***** RECORDED DATA *****

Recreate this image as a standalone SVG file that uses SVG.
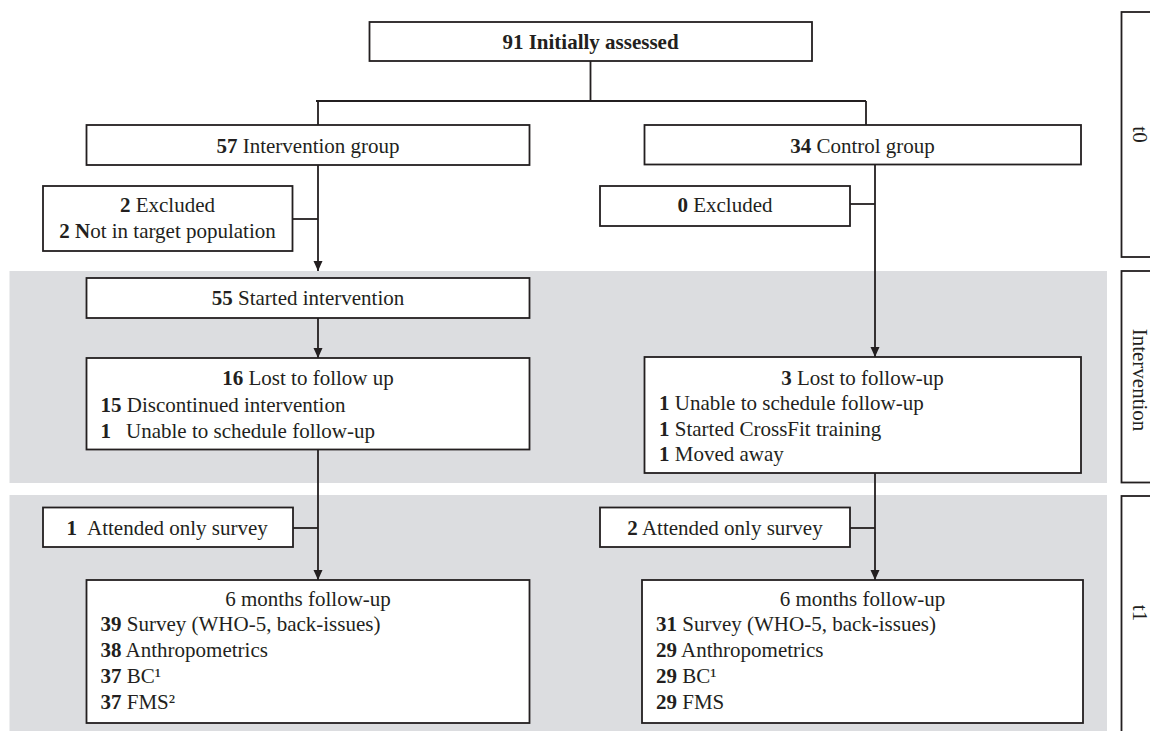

*****
***** RECORDED DATA *****

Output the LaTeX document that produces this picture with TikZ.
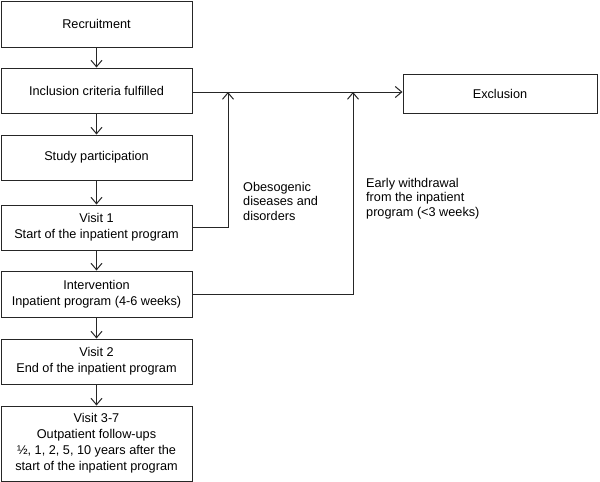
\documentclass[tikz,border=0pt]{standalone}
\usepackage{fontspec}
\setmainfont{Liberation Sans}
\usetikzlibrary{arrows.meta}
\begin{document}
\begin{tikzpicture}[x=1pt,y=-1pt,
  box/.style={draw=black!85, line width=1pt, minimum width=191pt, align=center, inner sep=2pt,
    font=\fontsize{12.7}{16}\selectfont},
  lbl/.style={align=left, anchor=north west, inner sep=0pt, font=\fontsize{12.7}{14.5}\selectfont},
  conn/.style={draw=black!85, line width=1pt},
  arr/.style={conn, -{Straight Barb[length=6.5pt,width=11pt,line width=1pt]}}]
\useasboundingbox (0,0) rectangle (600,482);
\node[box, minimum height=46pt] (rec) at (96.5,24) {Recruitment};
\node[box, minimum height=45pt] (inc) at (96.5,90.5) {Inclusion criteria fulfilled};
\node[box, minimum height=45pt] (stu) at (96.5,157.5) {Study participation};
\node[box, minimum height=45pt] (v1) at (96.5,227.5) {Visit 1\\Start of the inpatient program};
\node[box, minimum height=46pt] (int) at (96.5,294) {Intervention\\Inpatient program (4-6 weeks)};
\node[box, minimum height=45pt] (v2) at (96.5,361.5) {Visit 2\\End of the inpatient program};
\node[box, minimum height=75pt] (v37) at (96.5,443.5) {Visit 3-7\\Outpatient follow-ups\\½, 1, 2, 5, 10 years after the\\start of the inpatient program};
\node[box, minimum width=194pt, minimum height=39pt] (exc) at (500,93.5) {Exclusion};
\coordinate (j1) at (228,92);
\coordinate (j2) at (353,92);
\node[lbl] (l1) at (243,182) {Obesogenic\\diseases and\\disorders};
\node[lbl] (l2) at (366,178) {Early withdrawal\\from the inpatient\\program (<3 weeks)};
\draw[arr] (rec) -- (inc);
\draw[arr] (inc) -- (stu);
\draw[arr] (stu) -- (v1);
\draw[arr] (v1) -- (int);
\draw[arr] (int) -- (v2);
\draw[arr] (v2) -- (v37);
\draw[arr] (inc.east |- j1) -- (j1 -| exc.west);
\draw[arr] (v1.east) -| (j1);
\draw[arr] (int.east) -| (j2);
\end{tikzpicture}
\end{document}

*****

#### [WRITTEN INSTRUCTION]
Report the number of lines holding the string "this", without any other words.

#### [FINISHED TASK]
2